Noción
Carlos GIL | Analista cultural
Viendo las procesiones de estos días, los actos medievales de fervor católico, las soflamas atávicas que nos van cosiendo con los retales de la superchería un traje que en ocasiones se vende en el departamento cultural, uno siente que Europa es imposible. La visualización geográfica, histórica, económica o política se puede ir apañando con componendas y parlamentarismo inocuo, pero en cuanto buscamos una probabilidad de entendimiento idiomático o cultural, las diferencias se agrandan, se abren todos los abismos y el proyecto se difumina en un simple coloreado de un mapa bancario.
Seguro que un bailarín eslovaco y un guitarrista jerezano se pueden poner de acuerdo en dos minutos. No cuesta mucho imaginar que un director de teatro finlandés pueda montar una obra griega en Belgrado con un reparto internacional, pero habrá un momento que tendrán que tomar una decisión sobre el idioma a emplear de forma básica. Nos puede emocionar igual un cuadro de una artista montenegrina que una sinfonía de un compositor polaco, pero para comprender a esa poetisa irlandesa o para amar en profundidad a ese novelista rumano, deberemos recurrir a la traducción.

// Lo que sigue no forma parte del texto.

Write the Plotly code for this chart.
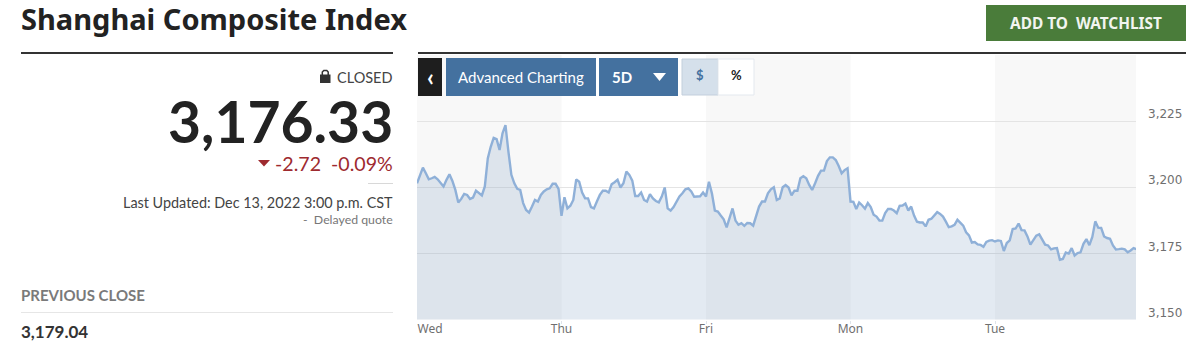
import plotly.graph_objects as go

W, H = 1197, 352

# Index level per 5-minute step, one list per trading session
wed = [3201.5, 3204.7, 3207.4, 3205.3, 3203.0, 3203.4, 3203.9, 3203.0, 3201.5, 3200.3, 3202.8, 3204.9,
       3202.4, 3199.0, 3194.2, 3195.6, 3197.5, 3197.1, 3195.6, 3196.1, 3198.7, 3197.7, 3196.9, 3200.3,
       3210.9, 3215.3, 3218.7, 3218.2, 3214.1, 3220.4, 3223.5, 3213.5, 3204.7, 3201.5, 3199.4, 3199.0,
       3194.0, 3191.4, 3190.4, 3192.7, 3195.2, 3194.6, 3197.1, 3198.4, 3199.2, 3199.6, 3201.3, 3201.3, 3199.4]
thu = [3189.2, 3196.2, 3192.0, 3193.0, 3195.2, 3203.0, 3202.1, 3198.0, 3195.8, 3195.8, 3192.5, 3192.0,
       3194.6, 3197.1, 3198.7, 3198.7, 3198.0, 3201.1, 3201.9, 3202.8, 3199.9, 3201.5, 3205.9, 3204.7,
       3202.5, 3196.7, 3196.7, 3198.0, 3195.2, 3194.6, 3197.4, 3195.8, 3194.8, 3194.3, 3196.5, 3199.9,
       3192.0, 3191.2, 3192.5, 3194.6, 3196.5, 3197.7, 3199.2, 3199.6, 3198.4, 3196.4, 3196.5, 3196.6, 3198.0]
fri = [3196.5, 3202.1, 3197.7, 3191.2, 3190.8, 3189.3, 3187.9, 3184.8, 3188.3, 3192.0, 3187.4, 3185.8,
       3186.4, 3185.4, 3186.5, 3186.4, 3185.5, 3188.9, 3192.7, 3194.6, 3194.6, 3197.7, 3199.2, 3200.0,
       3195.2, 3195.8, 3200.0, 3200.8, 3199.9, 3196.9, 3198.7, 3198.7, 3203.4, 3204.2, 3203.4, 3200.9,
       3199.0, 3201.5, 3204.3, 3206.3, 3206.3, 3209.9, 3211.3, 3211.3, 3210.3, 3208.0, 3205.3, 3206.5, 3207.2]
mon = [3194.6, 3194.5, 3191.8, 3194.2, 3193.2, 3191.9, 3194.0, 3192.5, 3189.6, 3188.9, 3187.4, 3187.4,
       3190.2, 3191.8, 3191.8, 3191.2, 3190.2, 3193.0, 3193.1, 3193.8, 3191.2, 3192.7, 3189.3, 3187.0,
       3186.7, 3186.7, 3185.2, 3187.7, 3188.1, 3189.3, 3190.6, 3189.9, 3188.9, 3187.0, 3184.9, 3185.2,
       3185.8, 3187.7, 3186.4, 3185.5, 3183.0, 3181.8, 3179.1, 3179.3, 3178.4, 3178.2, 3177.5, 3179.3, 3179.8, 3180.0]
tue = [3179.5, 3179.9, 3179.7, 3175.9, 3178.9, 3179.9, 3184.2, 3184.4, 3186.3, 3183.8, 3183.7, 3181.4,
       3178.3, 3180.2, 3181.7, 3182.2, 3180.2, 3178.3, 3178.0, 3176.5, 3176.9, 3177.0, 3172.6, 3172.9,
       3175.3, 3174.9, 3177.0, 3174.2, 3175.1, 3175.4, 3178.6, 3180.4, 3178.1, 3181.2, 3187.1, 3184.7,
       3184.6, 3181.4, 3180.8, 3180.5, 3178.0, 3176.5, 3176.6, 3176.8, 3176.5, 3175.4, 3176.1, 3177.0, 3176.6]

sessions = [wed, thu, fri, mon, tue]
day_labels = ["Wed", "Thu", "Fri", "Mon", "Tue"]
y_ticks = [3150, 3175, 3200, 3225]

LEFT, RIGHT, TOP, BOTTOM = 417, 1136, 55, 319.5
px_per_day = 144.5
x_end = (RIGHT - LEFT) / px_per_day


def X(p):
    return p / W


def Y(p):
    return 1 - p / H


xs, ys = [], []
for d, s in enumerate(sessions):
    xs += [d + i / len(s) for i in range(len(s))]
    ys += s

fig = go.Figure()
fig.add_trace(go.Scatter(
    x=xs, y=ys, mode="lines", fill="tozeroy",
    line=dict(color="#8fb0d8", width=2.4),
    fillcolor="rgba(70,115,165,0.15)", hoverinfo="skip", showlegend=False,
))

shapes = []
# alternating day bands
for d in (0, 2, 4):
    shapes.append(dict(type="rect", xref="x", yref="paper", x0=d, x1=min(d + 1, x_end),
                       y0=Y(BOTTOM), y1=Y(TOP), fillcolor="#f8f8f8", line_width=0, layer="below"))


def rect(x0, y0, x1, y1, fill, line=None, lw=0):
    shapes.append(dict(type="rect", xref="paper", yref="paper", x0=X(x0), x1=X(x1), y0=Y(y1), y1=Y(y0),
                       fillcolor=fill, line=dict(color=line or fill, width=lw), layer="above"))


def hline(x0, x1, y, color, w):
    shapes.append(dict(type="line", xref="paper", yref="paper", x0=X(x0), x1=X(x1), y0=Y(y), y1=Y(y),
                       line=dict(color=color, width=w), layer="above"))


def poly(points, fill):
    d = "M " + " L ".join(f"{X(a):.5f},{Y(b):.5f}" for a, b in points) + " Z"
    shapes.append(dict(type="path", xref="paper", yref="paper", path=d, fillcolor=fill, line_width=0, layer="above"))


hline(21, 393, 53, "#333333", 2)
hline(418, 1186, 53, "#333333", 2)
hline(368, 393, 183.5, "#d8d8d8", 1)
hline(21, 393, 312.5, "#e6e6e6", 1)
rect(986, 5, 1186, 41, "#4a7c3a")
rect(418, 58, 442, 96, "#1e1e1e")
rect(446, 58, 596, 96, "#44719f")
rect(599, 58, 678, 96, "#44719f")
rect(682, 59, 718, 95, "#d5e0eb", "#c3cfdc", 1)
rect(718, 59, 754, 95, "#ffffff", "#e3e8ee", 1)
poly([(653, 73), (666, 73), (659.5, 81)], "#ffffff")
poly([(258, 160), (270, 160), (264, 166.5)], "#9e2a2f")
rect(320, 74.5, 330.5, 83, "#333333")
shapes.append(dict(type="path", xref="paper", yref="paper",
                   path=f"M {X(322.3):.5f},{Y(75):.5f} L {X(322.3):.5f},{Y(72):.5f} "
                        f"L {X(323.8):.5f},{Y(70.5):.5f} L {X(326.8):.5f},{Y(70.5):.5f} "
                        f"L {X(328.2):.5f},{Y(72):.5f} L {X(328.2):.5f},{Y(75):.5f}",
                   line=dict(color="#333333", width=1.5), layer="above"))

annotations = []


def text(x, y, s, size, color, anchor="left", family="Lato", weight=400):
    annotations.append(dict(xref="paper", yref="paper", x=X(x), y=Y(y), text=s, showarrow=False,
                            xanchor=anchor, yanchor="middle", borderpad=0, borderwidth=0,
                            font=dict(family=family, size=size, color=color, weight=weight)))


text(21, 18, "Shanghai Composite Index", 29, "#222222", family="Noto Sans", weight=700)
text(393, 77, "CLOSED", 14.5, "#444444", "right")
text(393, 121, "3,176.33", 57, "#222222", "right", weight=700)
text(393, 163, "-2.72&#160;&#160;-0.09%", 19.6, "#9e2a2f", "right")
text(393, 202, "Last Updated: Dec 13, 2022 3:00 p.m. CST", 14.4, "#444444", "right")
text(393, 219, "-&#160;&#160;Delayed quote", 12.3, "#777777", "right")
text(21, 295, "PREVIOUS CLOSE", 15, "#7a7a7a", weight=700)
text(21, 331, "3,179.04", 17, "#333333", weight=700)
text(1086, 24, "ADD TO&#160;&#160;WATCHLIST", 15.4, "#f2f5f0", "center", "Noto Sans", 700)
text(430, 76, "‹", 24, "#ffffff", "center", weight=700)
text(521, 77, "Advanced Charting", 15, "#ffffff", "center")
text(622, 77, "5D", 15, "#ffffff", "center", weight=700)
text(700, 75, "$", 13, "#44719f", "center", weight=700)
text(736, 75, "%", 13, "#222222", "center", weight=700)

fig.update_layout(
    width=W, height=H, margin=dict(l=0, r=0, t=0, b=0),
    paper_bgcolor="#ffffff", plot_bgcolor="#ffffff",
    shapes=shapes, annotations=annotations, showlegend=False,
    xaxis=dict(domain=[X(LEFT), X(RIGHT)], range=[0, x_end], showgrid=False, zeroline=False, automargin=False,
               tickmode="array", tickvals=[0.09, 1, 2, 3, 4], ticktext=day_labels, ticks="",
               tickfont=dict(family="Noto Sans", size=12, color="#6f6f6f"),
               minor=dict(ticks="outside", ticklen=3, tickcolor="#dfe4ea", tickmode="array", tickvals=[1, 2, 3, 4])),
    yaxis=dict(domain=[Y(BOTTOM), Y(TOP)], range=[3150, 3250], side="right", zeroline=False, automargin=False,
               tickmode="array", tickvals=y_ticks, ticktext=[f"{v:,}" for v in y_ticks],
               gridcolor="#e4e4e4", gridwidth=1, showline=False, ticks="",
               ticklabelstandoff=11, ticklabelshift=-7,
               tickfont=dict(family="DejaVu Sans", size=12, color="#6f6f6f")),
)

fig.write_html("out.html", config={"displayModeBar": False},
               post_script="document.body.style.margin='0';document.documentElement.style.overflow='hidden';")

Y si tenemos que definir el concepto cultural a día de hoy, de los medios y estructuras que se requieren para que se pueda utilizar esta noción en puridad, necesitaremos unos cuantos siglos, los que van de la reforma a la contrarreforma. Nada menos. El tejido cultural europeo está formado por demasiados estratos sobre los que reyes, papados y burguesías han solidificado un imperio representativo como para que ahora se pueda pensar en algo más que cuatro subvenciones. No existe un mercado cultural europeo.